Implementing this requires careful resource management. Devices have limited compute and memory, so cryptographic operations must be optimized. Using the secp256k1 curve (common for Ethereum) can be expensive on microcontrollers; alternatives like Ed25519 may be considered for efficiency, though this adds complexity if the governance chain uses a different scheme. The verification code itself must be part of a bootloader or a similarly immutable firmware segment, protected from modification by earlier boot stages.

Failure modes must be explicitly handled. If verification fails, the device must reject the update, log the event to secure storage, and revert to a known-good firmware version. It should also enter a secure alert state, potentially notifying the owner via a side channel. This robust, fail-closed design ensures that a network attack or a compromised signer key cannot force a malicious update onto the physical device, completing the end-to-end security model of multi-sig governed hardware updates.

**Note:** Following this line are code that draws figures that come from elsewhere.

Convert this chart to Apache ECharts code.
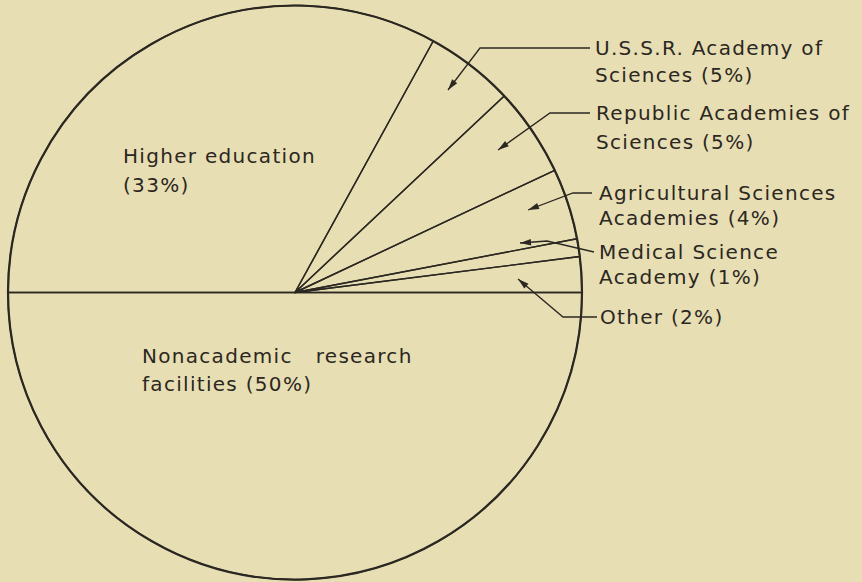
<!DOCTYPE html>
<html><head><meta charset="utf-8">
<script src="https://cdn.jsdelivr.net/npm/echarts@6/dist/echarts.min.js"></script>
<style>html,body{margin:0;padding:0;background:#e7deb4}#c{width:862px;height:582px}#c svg text{letter-spacing:1.3px}</style>
</head><body><div id="c"></div>
<script>
// ---- data ----
const categories = ['Higher education', 'U.S.S.R. Academy of Sciences', 'Republic Academies of Sciences',
  'Agricultural Sciences Academies', 'Medical Science Academy', 'Other', 'Nonacademic research facilities'];
const shares = [33, 5, 5, 4, 1, 2, 50];
const labelText = ['Higher education\n', 'U.S.S.R. Academy of\nSciences ', 'Republic Academies of\nSciences ',
  'Agricultural Sciences\nAcademies ', 'Medical Science\nAcademy ', 'Other ', 'Nonacademic   research\nfacilities '];

// ---- layout (label anchors, line heights, leader lines: tip, bend, end) ----
const INK = '#2b2721', BG = '#e7deb4';
const LAYOUT = [
  {x:123, y:141.5, lh:29},
  {x:595, y:34.5, lh:27, line:[[448,90],[480,48],[590,48]]},
  {x:596, y:98.5, lh:29, line:[[498,150],[550,113],[590,113]]},
  {x:599, y:180.5, lh:25, line:[[528,210],[573,193],[592,193]]},
  {x:599, y:239.5, lh:25, line:[[520,243],[547,241],[594,252]]},
  {x:600, y:303.5, lh:27, line:[[518,279],[563,317],[597,317]]},
  {x:142, y:342, lh:28}
];

const arrows = [];
LAYOUT.forEach(L => {
  if (!L.line) return;
  const T = L.line[0], B = L.line[1];
  let dx = T[0]-B[0], dy = T[1]-B[1]; const len = Math.hypot(dx,dy); dx/=len; dy/=len;
  const bx = T[0]-dx*11, by = T[1]-dy*11, nx = -dy*3.2, ny = dx*3.2;
  arrows.push({type:'polygon', silent:true, z:10,
    shape:{points:[[T[0],T[1]],[bx+nx,by+ny],[bx-nx,by-ny]]}, style:{fill:INK}});
});

const total = shares.reduce((a,b)=>a+b,0);
const chart = echarts.init(document.getElementById('c'), null, {renderer:'svg'});
chart.setOption({
  backgroundColor: BG,
  animation: false,
  graphic: arrows,
  series: [{
    type:'pie', center:[295,292.5], radius:287, startAngle:180, clockwise:true,
    avoidLabelOverlap:false, silent:true,
    itemStyle:{color:'rgba(0,0,0,0)', borderColor:INK, borderWidth:1.4},
    label:{show:true, position:'outside', color:INK, fontFamily:'DejaVu Sans', fontSize:20, lineHeight:27,
      formatter: p => labelText[p.dataIndex] + '(' + p.value + '%)'},
    labelLine:{show:true, lineStyle:{color:INK, width:1.3, opacity:1}},
    labelLayout: p => {
      const L = LAYOUT[p.dataIndex];
      const r = {x:L.x, y:L.y, align:'left', verticalAlign:'top'};
      if (L.line) r.labelLinePoints = L.line;
      return r;
    },
    data: categories.map((n,i)=>({name:n, value:shares[i],
      label:{lineHeight:LAYOUT[i].lh}, labelLine:{show:!!LAYOUT[i].line}}))
  }, {
    type:'pie', center:[295,292.5], radius:287, startAngle:180, silent:true,
    itemStyle:{color:'rgba(0,0,0,0)', borderColor:INK, borderWidth:2.2},
    label:{show:false}, labelLine:{show:false},
    data:[{name:'outline', value:total}]
  }]
});
</script></body></html>
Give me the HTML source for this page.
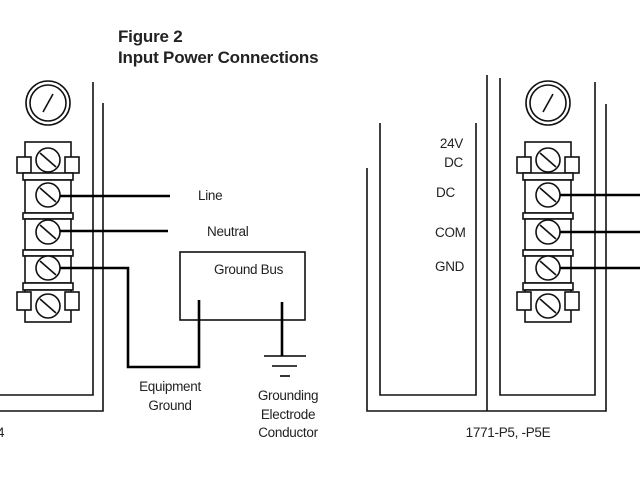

You should now have a functional blueprint for your multi-sig governance model. The core architecture involves a smart contract, such as a Gnosis Safe or a custom MultiSigWallet, deployed on a blockchain like Ethereum, Polygon, or Arbitrum. This contract holds the upgrade authority, requiring M-of-N approvals from designated signers—which could be individual EOAs, other smart contracts representing DAO votes, or dedicated hardware security modules (HSMs). The final step is to point your hardware's secure bootloader or firmware management system to this contract, ensuring it only accepts updates signed by the multi-sig's aggregated signature.

For production deployment, rigorous testing is non-negotiable. Begin with comprehensive unit tests for your smart contracts using frameworks like Foundry or Hardhat, simulating various attack vectors such as signer collusion or replay attacks. Next, run the update flow end-to-end on a testnet with a hardware emulator or dev kit. Key tests include: verifying the multi-sig approval process, testing emergency pause functions, and ensuring the hardware correctly validates on-chain signatures. A final security audit from a reputable firm is strongly recommended before mainnet deployment.

Governance is not a set-and-forget system. Establish clear operational procedures for your signer committee. This includes defining proposal submission formats, setting voting time windows, and creating a transparent transaction queue visible on a block explorer or a custom dashboard like Safe Global's. You must also plan for signer key rotation and recovery. Consider implementing a timelock on executed transactions to give the community a final review period, and establish an incident response plan for critical security patches that may bypass the normal voting cycle.

The landscape of smart contract wallets and modular security is rapidly evolving. To extend your system, explore integrating with account abstraction (ERC-4337) for more flexible signing logic or using zero-knowledge proofs for private voting. For high-value systems, consider a layered approach: a 3-of-5 multi-sig for routine patches and a 5-of-9 council for major protocol upgrades. Continuously monitor new standards and audit reports from platforms like OpenZeppelin and the Ethereum Foundation to keep your security model current and resilient against emerging threats.